There was a sense of relief from members of the Ottawa Senators following owner Eugene Melnyk's admission that general manager Bryan Murray and coach Cory Clouston will remain in place until the end of the season.
With the Senators mired in one of their worst slumps, losers of five in a row and 11 of their last 12, calls for Murray and Clouston's head have been hanging over the team for weeks. Melnyk's statement finally relieved some of the pressure and allows the players to place all their focus on the game.
"I think that's a good thing because It would have been our fault if something did happen," said Mike Fisher. "I think we can all just relax and play and do the best job going forward. It's one of those things guys can't control and you just go out and play and just worry about doing your job. It's in other people's hands and you try to not let it affect you as much as possible."
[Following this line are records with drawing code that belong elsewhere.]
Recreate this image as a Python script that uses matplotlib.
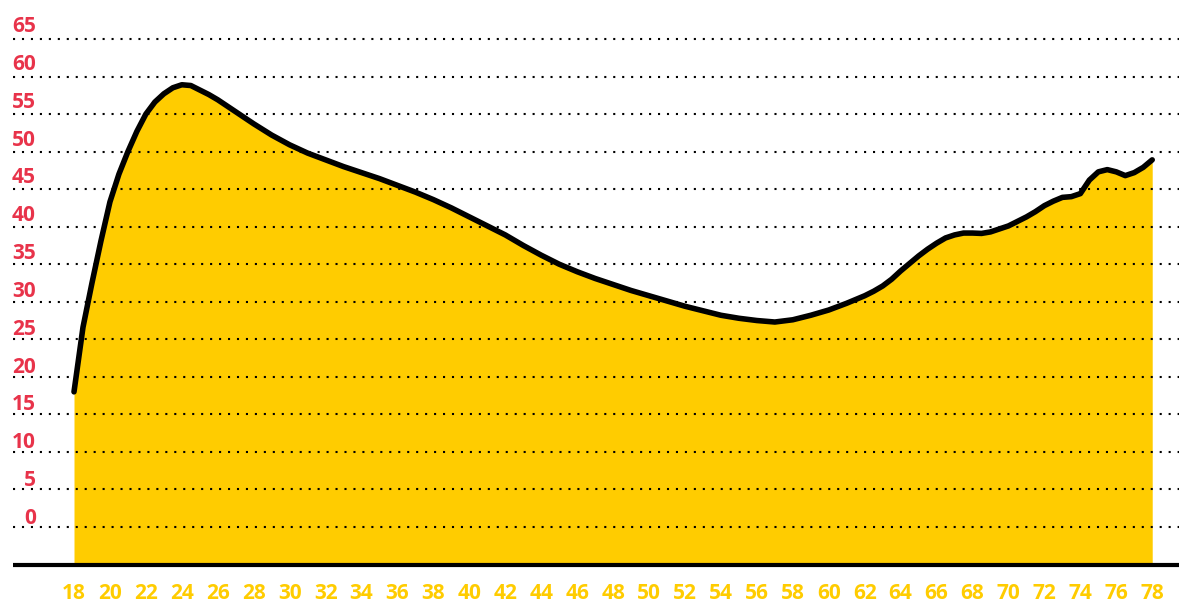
import matplotlib.pyplot as plt
import numpy as np

ages = ([18, 18.5, 19, 19.5, 20, 20.5, 21, 21.5, 22, 22.5, 23, 23.5,
         24, 24.5, 25, 25.5, 26]
        + list(range(27, 62))
        + [62, 62.5, 63, 63.5, 64, 64.5, 65, 65.5, 66, 66.5, 67, 67.5,
           68, 68.5, 69, 69.5, 70, 70.5, 71, 71.5, 72, 72.5, 73, 73.5,
           74, 74.5, 75, 75.5, 76, 76.5, 77, 77.5, 78])
values = ([18.0, 26.6, 32.5, 38.1, 43.3, 47.0, 50.0, 52.7, 55.0, 56.6,
           57.7, 58.5, 58.9, 58.8, 58.2, 57.6, 56.9]
          + [55.3, 53.7, 52.2, 50.9, 49.8, 48.9, 48.0, 47.2, 46.4, 45.5,
             44.6, 43.6, 42.5, 41.3, 40.1, 38.9, 37.5, 36.2, 35.0, 34.0,
             33.1, 32.3, 31.5, 30.8, 30.1, 29.4, 28.8, 28.2, 27.8, 27.5,
             27.3, 27.6, 28.2, 28.9, 29.8]
          + [30.8, 31.4, 32.1, 33.0, 34.1, 35.1, 36.1, 37.0, 37.8, 38.5,
             38.9, 39.15, 39.15, 39.1, 39.3, 39.7, 40.1, 40.7, 41.3, 42.0,
             42.8, 43.4, 43.9, 44.0, 44.4, 46.2, 47.3, 47.6, 47.3, 46.8,
             47.2, 47.9, 48.9])
y_ticks = list(range(0, 70, 5))
x_ticks = list(range(18, 80, 2))

YELLOW = '#FFCC00'
RED = '#E8334A'
FONT = 'Open Sans'

fig = plt.figure(figsize=(11.79, 6.05), dpi=100)
ax = fig.add_axes([0, 0, 1, 1])
ax.set_xlim(13.882, 79.49)
ax.set_ylim(-10.39, 70.19)
ax.axis('off')

x = np.array(ages)
y = np.array(values)
ax.fill_between(x, -5, y, color=YELLOW, lw=0, zorder=1)
ax.plot(x, y, color='black', lw=4.0, solid_capstyle='round',
        solid_joinstyle='round', zorder=3)

x_left = 13.882 + 13 / 17.97
for v in y_ticks:
    ax.hlines(v, x_left, 79.49, colors='black', lw=1.5,
              linestyles=(0, (1, 3.3)), zorder=2)
    # labels sit a few px above their gridline, gap grows slightly upward
    ax.text(15.885, v + 0.4 + v * 0.0082, str(v), color=RED, fontsize=15,
            fontweight='bold', family=FONT, ha='right', va='baseline')

ax.hlines(-5, x_left, 79.49, colors='black', lw=3, zorder=4)

for t in x_ticks:
    ax.text(t, -9.6, str(t), color=YELLOW, fontsize=15,
            fontweight='bold', family=FONT, ha='center', va='baseline')

plt.savefig('out.png', dpi=100)
plt.close()
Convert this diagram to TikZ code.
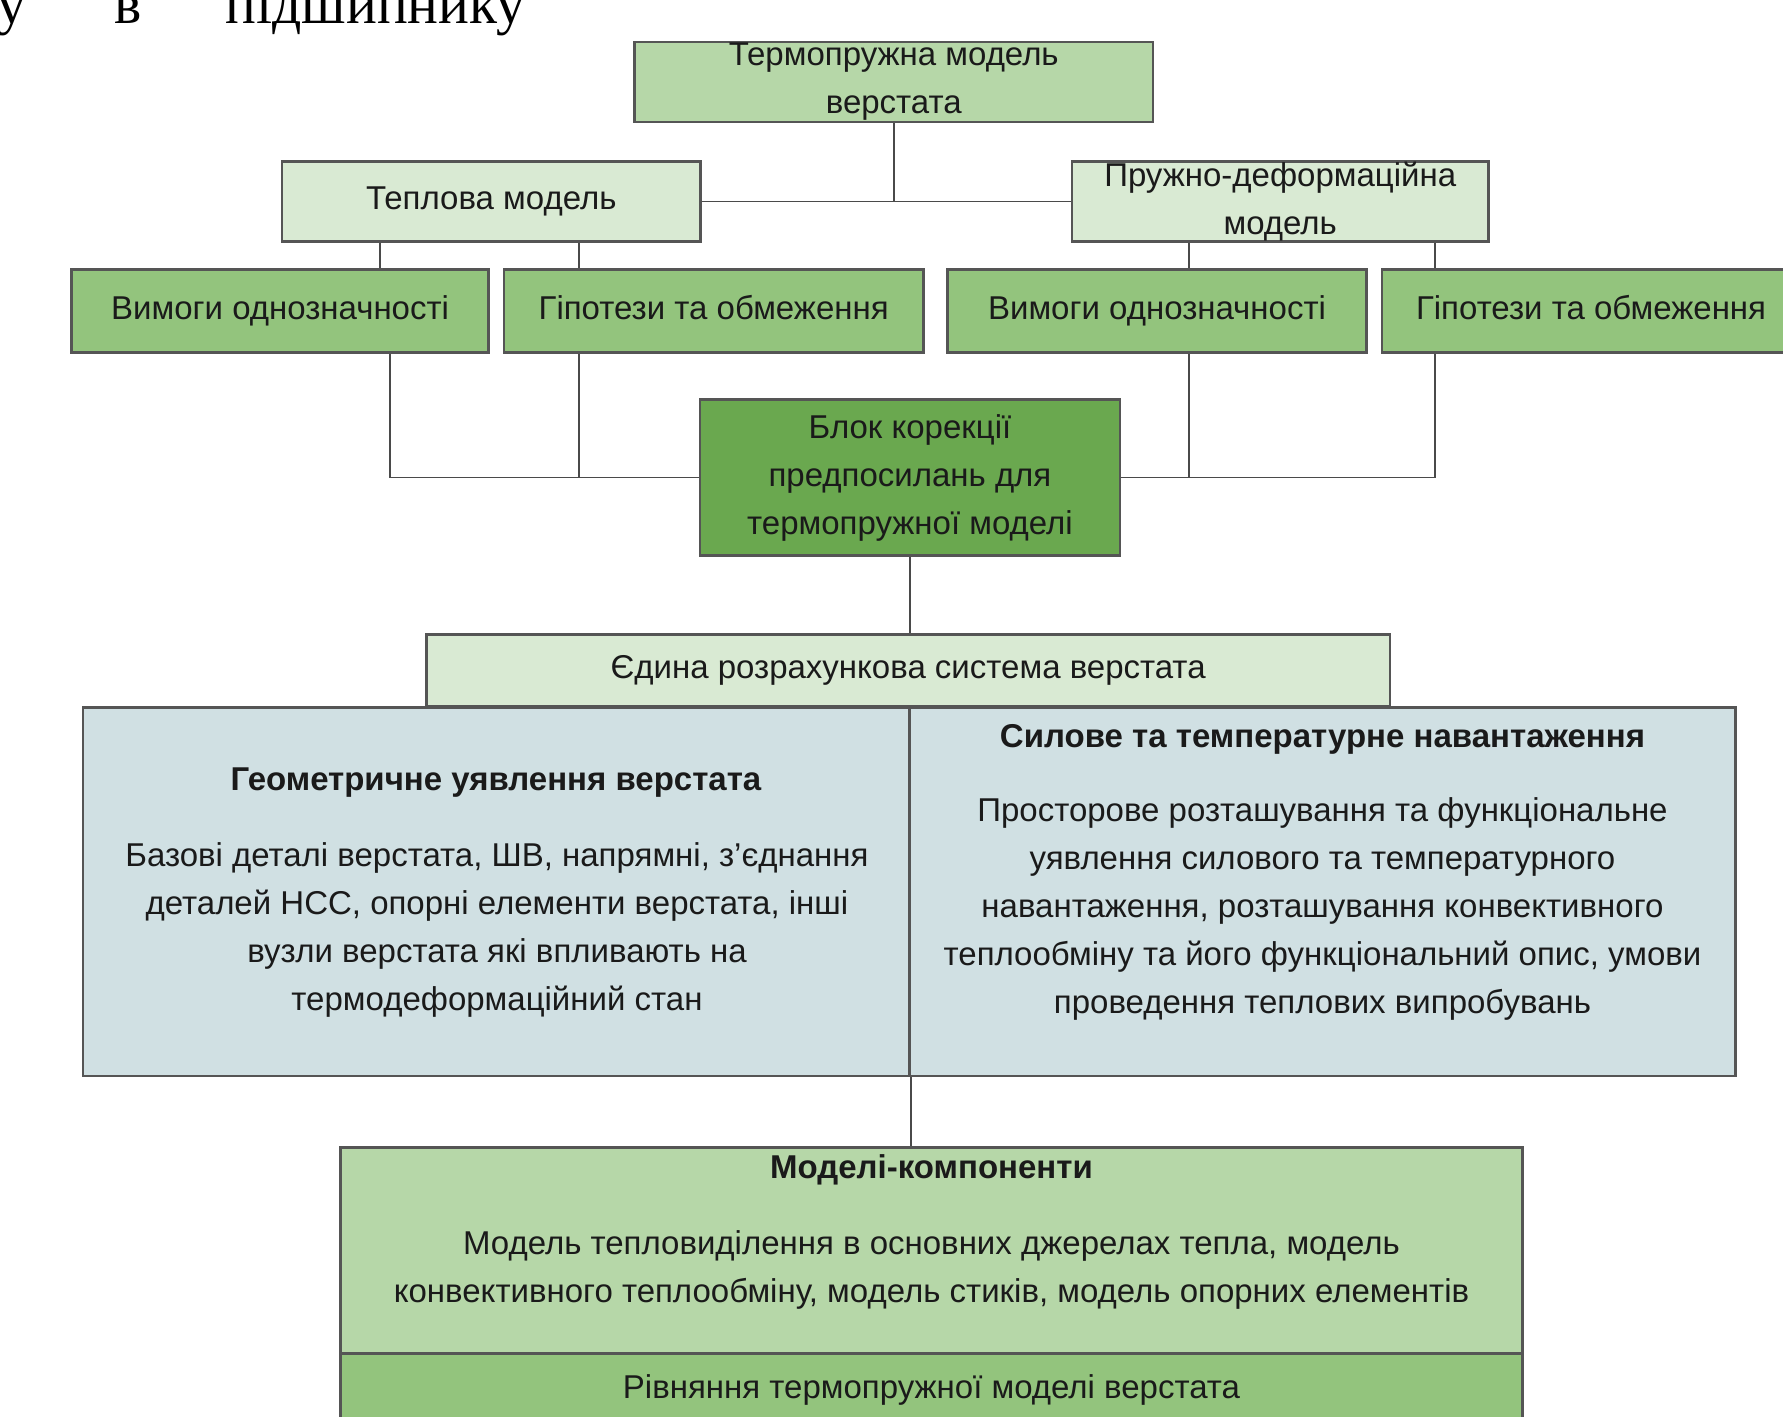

With 33 games remaining the Senators chances of making the playoffs is somewhat unrealistic and with that being said Murray admitted that there could be changes leading to February 28th's trade deadline.
"Until the deadline here it's a bit of an audition for different people to see who we go forward with and who we don't go forward with and if it looks like we won't be competitive for a playoff spot my job will be to try and move a couple of guys at least for a pick or a prospect," said Murray. "Give them a chance for them to benefit their career on a playoff team and maybe we can benefit from that."
Fisher's name has been among those rumoured to be moved, but the 30-year-old centre says he can't allow himself to get caught up in the talk.
"What do you do," admitted Fisher. "I have been here and have been fortunate to be here for so long. I don't get too concerned about it because I can't really control it. Obviously I want to be here I love this city and I'd love to play my whole career here. Let's see what happens."
Fisher realizes that from now until the deadline the talk will continue, but says it's all just part of the game.
"We know the business," he said. "We know these types of things happen and we are expecting stuff to happen here coming up to the deadline. It's business as usual and we try to not let it affect us too much."